▶ [Exercise directions]:
Below is a listing to transcribe in full and exactly; keep the pictures out.

▶ [Material provided]:
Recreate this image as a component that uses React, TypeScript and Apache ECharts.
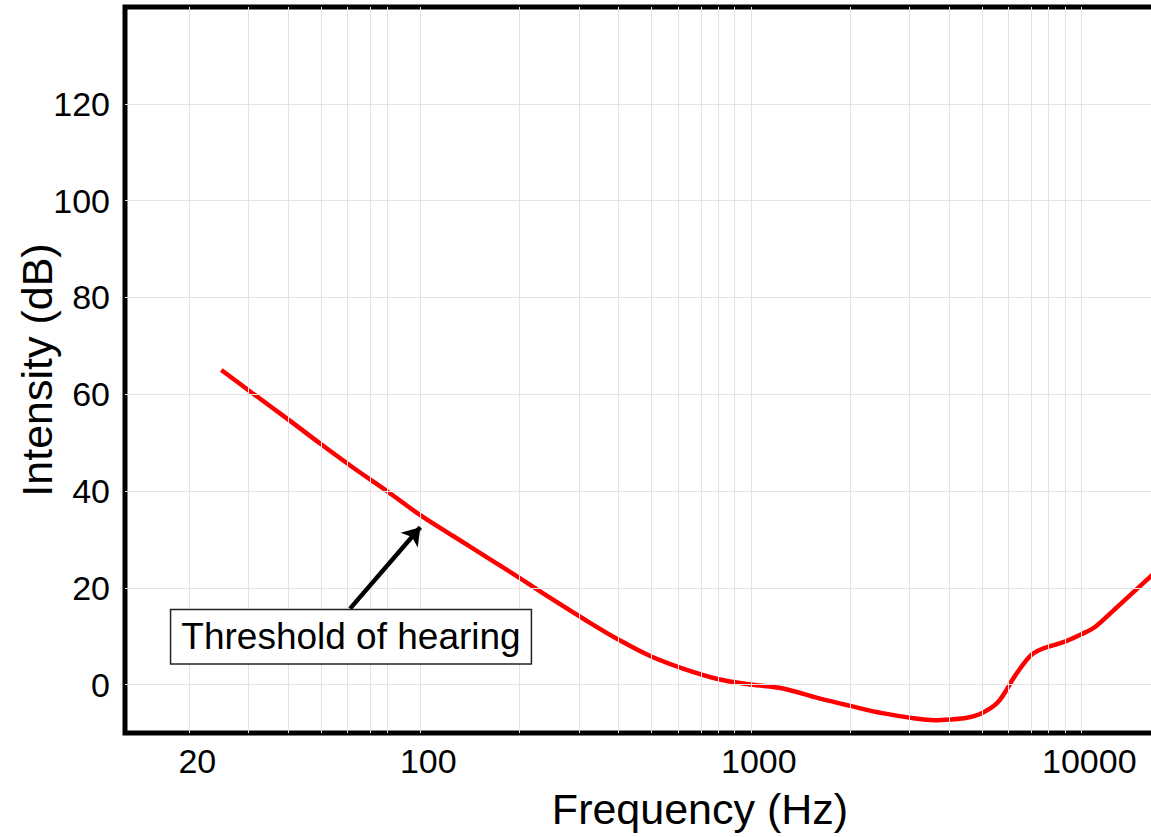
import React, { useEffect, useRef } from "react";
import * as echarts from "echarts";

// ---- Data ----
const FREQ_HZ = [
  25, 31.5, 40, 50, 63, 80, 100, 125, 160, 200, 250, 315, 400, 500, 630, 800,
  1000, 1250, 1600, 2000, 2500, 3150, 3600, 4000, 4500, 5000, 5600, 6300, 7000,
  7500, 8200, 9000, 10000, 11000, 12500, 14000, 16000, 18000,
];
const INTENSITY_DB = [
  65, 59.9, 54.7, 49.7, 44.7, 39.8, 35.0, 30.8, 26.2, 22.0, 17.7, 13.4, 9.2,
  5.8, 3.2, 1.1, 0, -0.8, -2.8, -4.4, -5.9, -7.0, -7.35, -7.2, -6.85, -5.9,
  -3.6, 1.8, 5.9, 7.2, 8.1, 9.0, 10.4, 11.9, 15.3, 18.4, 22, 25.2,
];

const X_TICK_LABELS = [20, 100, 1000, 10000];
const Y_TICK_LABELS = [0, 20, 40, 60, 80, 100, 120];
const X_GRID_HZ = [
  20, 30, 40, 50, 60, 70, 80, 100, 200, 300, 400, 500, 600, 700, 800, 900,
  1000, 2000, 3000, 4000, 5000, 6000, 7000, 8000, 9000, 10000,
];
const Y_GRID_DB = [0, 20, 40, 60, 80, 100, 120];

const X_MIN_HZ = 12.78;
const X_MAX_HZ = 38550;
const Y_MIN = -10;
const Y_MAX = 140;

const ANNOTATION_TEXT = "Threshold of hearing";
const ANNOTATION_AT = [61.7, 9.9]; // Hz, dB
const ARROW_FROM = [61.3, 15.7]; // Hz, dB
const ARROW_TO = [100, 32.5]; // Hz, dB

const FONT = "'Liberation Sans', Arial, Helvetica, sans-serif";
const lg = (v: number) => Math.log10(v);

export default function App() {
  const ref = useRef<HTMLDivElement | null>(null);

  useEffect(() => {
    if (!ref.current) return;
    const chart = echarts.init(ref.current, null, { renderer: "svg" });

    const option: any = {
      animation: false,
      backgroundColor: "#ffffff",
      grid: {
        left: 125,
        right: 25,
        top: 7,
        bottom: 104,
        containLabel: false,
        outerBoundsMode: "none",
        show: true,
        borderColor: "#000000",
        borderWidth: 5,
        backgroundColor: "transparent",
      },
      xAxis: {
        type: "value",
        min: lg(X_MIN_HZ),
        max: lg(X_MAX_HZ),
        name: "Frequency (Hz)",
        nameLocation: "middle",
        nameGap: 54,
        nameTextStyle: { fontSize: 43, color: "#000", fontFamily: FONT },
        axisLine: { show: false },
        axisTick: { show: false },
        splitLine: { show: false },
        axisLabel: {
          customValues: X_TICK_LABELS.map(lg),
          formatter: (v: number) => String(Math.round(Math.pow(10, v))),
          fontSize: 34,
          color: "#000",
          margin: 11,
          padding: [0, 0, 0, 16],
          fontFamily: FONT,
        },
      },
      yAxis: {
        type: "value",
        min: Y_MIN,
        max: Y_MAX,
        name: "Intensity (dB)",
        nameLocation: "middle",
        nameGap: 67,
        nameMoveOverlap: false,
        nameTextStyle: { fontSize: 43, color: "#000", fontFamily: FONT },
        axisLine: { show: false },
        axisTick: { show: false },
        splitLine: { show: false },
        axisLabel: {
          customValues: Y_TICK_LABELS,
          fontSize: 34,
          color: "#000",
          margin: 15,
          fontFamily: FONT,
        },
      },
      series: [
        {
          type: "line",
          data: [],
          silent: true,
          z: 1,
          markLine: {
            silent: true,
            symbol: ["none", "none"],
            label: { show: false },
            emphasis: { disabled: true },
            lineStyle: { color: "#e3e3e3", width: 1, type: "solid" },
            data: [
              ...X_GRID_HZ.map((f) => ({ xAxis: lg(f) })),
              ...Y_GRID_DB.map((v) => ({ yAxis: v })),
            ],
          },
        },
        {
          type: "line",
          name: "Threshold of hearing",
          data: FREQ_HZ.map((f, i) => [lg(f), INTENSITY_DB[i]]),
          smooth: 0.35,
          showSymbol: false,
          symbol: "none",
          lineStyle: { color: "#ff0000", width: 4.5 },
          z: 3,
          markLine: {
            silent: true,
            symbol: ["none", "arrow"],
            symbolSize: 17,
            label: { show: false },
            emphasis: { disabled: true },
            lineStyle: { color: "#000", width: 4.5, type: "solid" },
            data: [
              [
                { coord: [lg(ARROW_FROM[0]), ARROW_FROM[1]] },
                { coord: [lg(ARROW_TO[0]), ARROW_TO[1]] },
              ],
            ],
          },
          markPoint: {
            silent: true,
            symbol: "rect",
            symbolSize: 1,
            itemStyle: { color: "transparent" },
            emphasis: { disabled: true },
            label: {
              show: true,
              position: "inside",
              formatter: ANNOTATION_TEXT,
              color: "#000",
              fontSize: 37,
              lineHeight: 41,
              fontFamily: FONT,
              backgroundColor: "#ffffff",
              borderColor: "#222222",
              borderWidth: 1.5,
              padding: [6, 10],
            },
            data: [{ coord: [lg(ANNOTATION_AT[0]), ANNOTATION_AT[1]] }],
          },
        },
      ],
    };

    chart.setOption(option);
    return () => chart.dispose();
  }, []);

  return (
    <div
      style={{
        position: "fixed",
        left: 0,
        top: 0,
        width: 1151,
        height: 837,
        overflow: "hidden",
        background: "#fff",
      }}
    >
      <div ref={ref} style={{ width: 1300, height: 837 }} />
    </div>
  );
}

▶ [Answer in full]:
Recreate this image as a component that uses React, TypeScript and Apache ECharts.
import React, { useEffect, useRef } from "react";
import * as echarts from "echarts";

// ---- Data ----
const FREQ_HZ = [
  25, 31.5, 40, 50, 63, 80, 100, 125, 160, 200, 250, 315, 400, 500, 630, 800,
  1000, 1250, 1600, 2000, 2500, 3150, 3600, 4000, 4500, 5000, 5600, 6300, 7000,
  7500, 8200, 9000, 10000, 11000, 12500, 14000, 16000, 18000,
];
const INTENSITY_DB = [
  65, 59.9, 54.7, 49.7, 44.7, 39.8, 35.0, 30.8, 26.2, 22.0, 17.7, 13.4, 9.2,
  5.8, 3.2, 1.1, 0, -0.8, -2.8, -4.4, -5.9, -7.0, -7.35, -7.2, -6.85, -5.9,
  -3.6, 1.8, 5.9, 7.2, 8.1, 9.0, 10.4, 11.9, 15.3, 18.4, 22, 25.2,
];

const X_TICK_LABELS = [20, 100, 1000, 10000];
const Y_TICK_LABELS = [0, 20, 40, 60, 80, 100, 120];
const X_GRID_HZ = [
  20, 30, 40, 50, 60, 70, 80, 100, 200, 300, 400, 500, 600, 700, 800, 900,
  1000, 2000, 3000, 4000, 5000, 6000, 7000, 8000, 9000, 10000,
];
const Y_GRID_DB = [0, 20, 40, 60, 80, 100, 120];

const X_MIN_HZ = 12.78;
const X_MAX_HZ = 38550;
const Y_MIN = -10;
const Y_MAX = 140;

const ANNOTATION_TEXT = "Threshold of hearing";
const ANNOTATION_AT = [61.7, 9.9]; // Hz, dB
const ARROW_FROM = [61.3, 15.7]; // Hz, dB
const ARROW_TO = [100, 32.5]; // Hz, dB

const FONT = "'Liberation Sans', Arial, Helvetica, sans-serif";
const lg = (v: number) => Math.log10(v);

export default function App() {
  const ref = useRef<HTMLDivElement | null>(null);

  useEffect(() => {
    if (!ref.current) return;
    const chart = echarts.init(ref.current, null, { renderer: "svg" });

    const option: any = {
      animation: false,
      backgroundColor: "#ffffff",
      grid: {
        left: 125,
        right: 25,
        top: 7,
        bottom: 104,
        containLabel: false,
        outerBoundsMode: "none",
        show: true,
        borderColor: "#000000",
        borderWidth: 5,
        backgroundColor: "transparent",
      },
      xAxis: {
        type: "value",
        min: lg(X_MIN_HZ),
        max: lg(X_MAX_HZ),
        name: "Frequency (Hz)",
        nameLocation: "middle",
        nameGap: 54,
        nameTextStyle: { fontSize: 43, color: "#000", fontFamily: FONT },
        axisLine: { show: false },
        axisTick: { show: false },
        splitLine: { show: false },
        axisLabel: {
          customValues: X_TICK_LABELS.map(lg),
          formatter: (v: number) => String(Math.round(Math.pow(10, v))),
          fontSize: 34,
          color: "#000",
          margin: 11,
          padding: [0, 0, 0, 16],
          fontFamily: FONT,
        },
      },
      yAxis: {
        type: "value",
        min: Y_MIN,
        max: Y_MAX,
        name: "Intensity (dB)",
        nameLocation: "middle",
        nameGap: 67,
        nameMoveOverlap: false,
        nameTextStyle: { fontSize: 43, color: "#000", fontFamily: FONT },
        axisLine: { show: false },
        axisTick: { show: false },
        splitLine: { show: false },
        axisLabel: {
          customValues: Y_TICK_LABELS,
          fontSize: 34,
          color: "#000",
          margin: 15,
          fontFamily: FONT,
        },
      },
      series: [
        {
          type: "line",
          data: [],
          silent: true,
          z: 1,
          markLine: {
            silent: true,
            symbol: ["none", "none"],
            label: { show: false },
            emphasis: { disabled: true },
            lineStyle: { color: "#e3e3e3", width: 1, type: "solid" },
            data: [
              ...X_GRID_HZ.map((f) => ({ xAxis: lg(f) })),
              ...Y_GRID_DB.map((v) => ({ yAxis: v })),
            ],
          },
        },
        {
          type: "line",
          name: "Threshold of hearing",
          data: FREQ_HZ.map((f, i) => [lg(f), INTENSITY_DB[i]]),
          smooth: 0.35,
          showSymbol: false,
          symbol: "none",
          lineStyle: { color: "#ff0000", width: 4.5 },
          z: 3,
          markLine: {
            silent: true,
            symbol: ["none", "arrow"],
            symbolSize: 17,
            label: { show: false },
            emphasis: { disabled: true },
            lineStyle: { color: "#000", width: 4.5, type: "solid" },
            data: [
              [
                { coord: [lg(ARROW_FROM[0]), ARROW_FROM[1]] },
                { coord: [lg(ARROW_TO[0]), ARROW_TO[1]] },
              ],
            ],
          },
          markPoint: {
            silent: true,
            symbol: "rect",
            symbolSize: 1,
            itemStyle: { color: "transparent" },
            emphasis: { disabled: true },
            label: {
              show: true,
              position: "inside",
              formatter: ANNOTATION_TEXT,
              color: "#000",
              fontSize: 37,
              lineHeight: 41,
              fontFamily: FONT,
              backgroundColor: "#ffffff",
              borderColor: "#222222",
              borderWidth: 1.5,
              padding: [6, 10],
            },
            data: [{ coord: [lg(ANNOTATION_AT[0]), ANNOTATION_AT[1]] }],
          },
        },
      ],
    };

    chart.setOption(option);
    return () => chart.dispose();
  }, []);

  return (
    <div
      style={{
        position: "fixed",
        left: 0,
        top: 0,
        width: 1151,
        height: 837,
        overflow: "hidden",
        background: "#fff",
      }}
    >
      <div ref={ref} style={{ width: 1300, height: 837 }} />
    </div>
  );
}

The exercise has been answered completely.